Und: Viele der Flüchtlinge hätten gar nicht vor, nach Europa weiterzureisen: «Sofern die Banküberweisungen in die Heimat funktionieren, wollen viele Migranten lieber in Libyen bleiben. Denn hier lässt sich gutes Geld verdienen.»
Und die billigen und willigen Arbeitskräfte haben auch die Aufmerksamkeit der Terrormiliz geweckt: «Viele Menschen haben mir berichtet, dass auch der IS mit Migranten Geschäfte macht und sie anwirbt. Und darauf scheinen sich auch viele einzulassen.» Mit ideologischer Nähe habe dies aber wenig zu tun, die Antriebe sind monetärer Natur: «Es ist eine lukrative Möglichkeit Geld zu verdienen. Die Terrormiliz scheint einer der bestzahlenden Arbeitgeber zu sein.»

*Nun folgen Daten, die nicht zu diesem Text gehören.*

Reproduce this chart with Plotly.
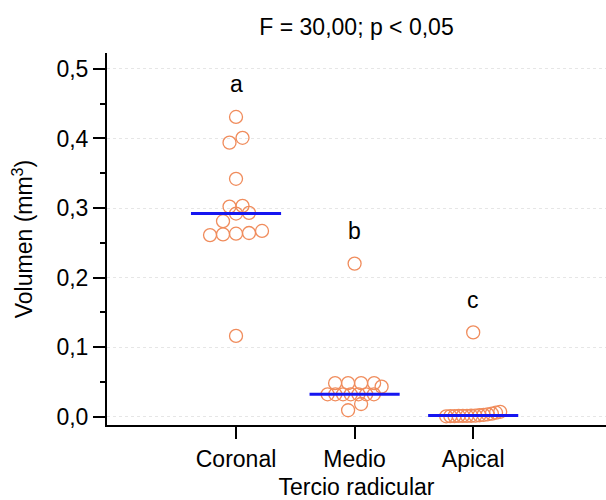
import numpy as np
import plotly.graph_objects as go

# ---------------- data ----------------
categories = ["Coronal", "Medio", "Apical"]
coronal = [0.431, 0.401, 0.394, 0.342, 0.302, 0.303, 0.292, 0.293, 0.281,
           0.261, 0.262, 0.263, 0.264, 0.267, 0.116]
medio = [0.220, 0.048, 0.048, 0.048, 0.048, 0.043, 0.032, 0.032, 0.032,
         0.032, 0.032, 0.032, 0.032, 0.018, 0.009]
apical = [0.121, 0.0003, 0.0005, 0.0006, 0.0008, 0.0009, 0.0010, 0.0011,
          0.0013, 0.0018, 0.0024, 0.0032, 0.0042, 0.0055, 0.0068]
group_letters = ["a", "b", "c"]
title_text = "F = 30,00; p < 0,05"
x_title = "Tercio radicular"
y_title = "Volumen (mm<sup>3</sup>)"
y_ticks = [0.0, 0.1, 0.2, 0.3, 0.4, 0.5]

groups = [coronal, medio, apical]

# ---------------- layout geometry ----------------
W, H = 606, 500
ML, MR, MT, MB = 107, 0, 53, 75
x_range = [-1.088, 3.12]
y_range = [-0.0122, 0.523]
px_per_x = (W - ML - MR) / (x_range[1] - x_range[0])
px_per_y = (H - MT - MB) / (y_range[1] - y_range[0])

MARKER_D = 13      # marker diameter (px)
STEP = 13          # horizontal spacing between neighbours in a row (px)
MAX_HALF = 27      # max half-width of a row (px)
ROW_TOL = 0.65     # rows group values within this fraction of a diameter


def swarm_offsets(values):
    vals = np.asarray(values, dtype=float)
    order = np.argsort(vals, kind="stable")
    rows, current, start = [], [], None
    for idx in order:
        v = vals[idx] * px_per_y
        if current and v - start <= ROW_TOL * MARKER_D:
            current.append(idx)
        else:
            if current:
                rows.append(current)
            current, start = [idx], v
    rows.append(current)
    offs = np.zeros(len(vals))
    for row in rows:
        n = len(row)
        if n == 1:
            continue
        step = min(STEP, 2 * MAX_HALF / (n - 1))
        for k, idx in enumerate(row):
            offs[idx] = (k - (n - 1) / 2) * step
    return offs / px_per_x


FONT = "Liberation Sans, Arial, Helvetica, sans-serif"
FS = 23
ORANGE = "#F08C5C"
BLUE = "#1616F0"

fig = go.Figure()
for i, vals in enumerate(groups):
    offs = swarm_offsets(vals)
    fig.add_trace(go.Scatter(
        x=i + offs, y=vals, mode="markers",
        marker=dict(symbol="circle-open", size=MARKER_D, color=ORANGE,
                    line=dict(width=1.3, color=ORANGE)),
        showlegend=False, hoverinfo="y"))
    med = float(np.median(vals))
    fig.add_trace(go.Scatter(
        x=[i - 0.38, i + 0.38], y=[med, med], mode="lines",
        line=dict(color=BLUE, width=3), showlegend=False, hoverinfo="skip"))
    fig.add_annotation(x=i, y=max(vals) + 0.047, text=group_letters[i],
                       showarrow=False, xref="x", yref="y",
                       font=dict(size=FS, color="black", family=FONT),
                       yanchor="middle")

fig.update_layout(
    width=W, height=H,
    margin=dict(l=ML, r=MR, t=MT, b=MB, autoexpand=False),
    paper_bgcolor="white", plot_bgcolor="white",
    separators=",.",
    font=dict(family=FONT, size=FS, color="black"),
    title=dict(text=title_text, x=0.5, xref="paper", xanchor="center",
               y=1 - 27 / H, yref="container", yanchor="middle",
               font=dict(size=FS, family=FONT, color="black")),
)
fig.update_xaxes(
    range=x_range, tickmode="array", tickvals=list(range(len(categories))),
    ticktext=categories, showline=True, linecolor="black", linewidth=2,
    ticks="outside", ticklen=12, tickwidth=1.5, tickcolor="black",
    showgrid=False, zeroline=False,
    tickfont=dict(size=FS, family=FONT, color="black"),
    title=dict(text=x_title, font=dict(size=FS, family=FONT, color="black"),
               standoff=15),
)
fig.update_yaxes(
    range=y_range, tickmode="array", tickvals=y_ticks, tickformat=".1f",
    showline=True, linecolor="black", linewidth=2,
    ticks="outside", ticklen=12, tickwidth=1.5, tickcolor="black",
    minor=dict(dtick=0.05, ticks="outside", ticklen=5, tickwidth=1.5,
               tickcolor="black", showgrid=False),
    showgrid=True, gridcolor="#e6e6e6", griddash="dot", gridwidth=1,
    zeroline=False,
    tickfont=dict(size=FS, family=FONT, color="black"),
    title=dict(text=y_title, font=dict(size=FS, family=FONT, color="black"),
               standoff=17),
)

fig.write_html(
    "out.html",
    config={"displayModeBar": False},
    post_script="document.body.style.margin='0';document.body.style.padding='0';",
)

Und die finanziellen Möglichkeiten der vielleicht 2000-3000 IS-Terroristen im Land könnten alsbald anwachsen, weiss Rühl: «Der IS versucht, die Kontrolle über die Ölquellen zu gewinnen. Offensichtlich steht der Bruder eines finanzstarken Exporteuers dem sogenannten Islamischen Staat sehr nahe.»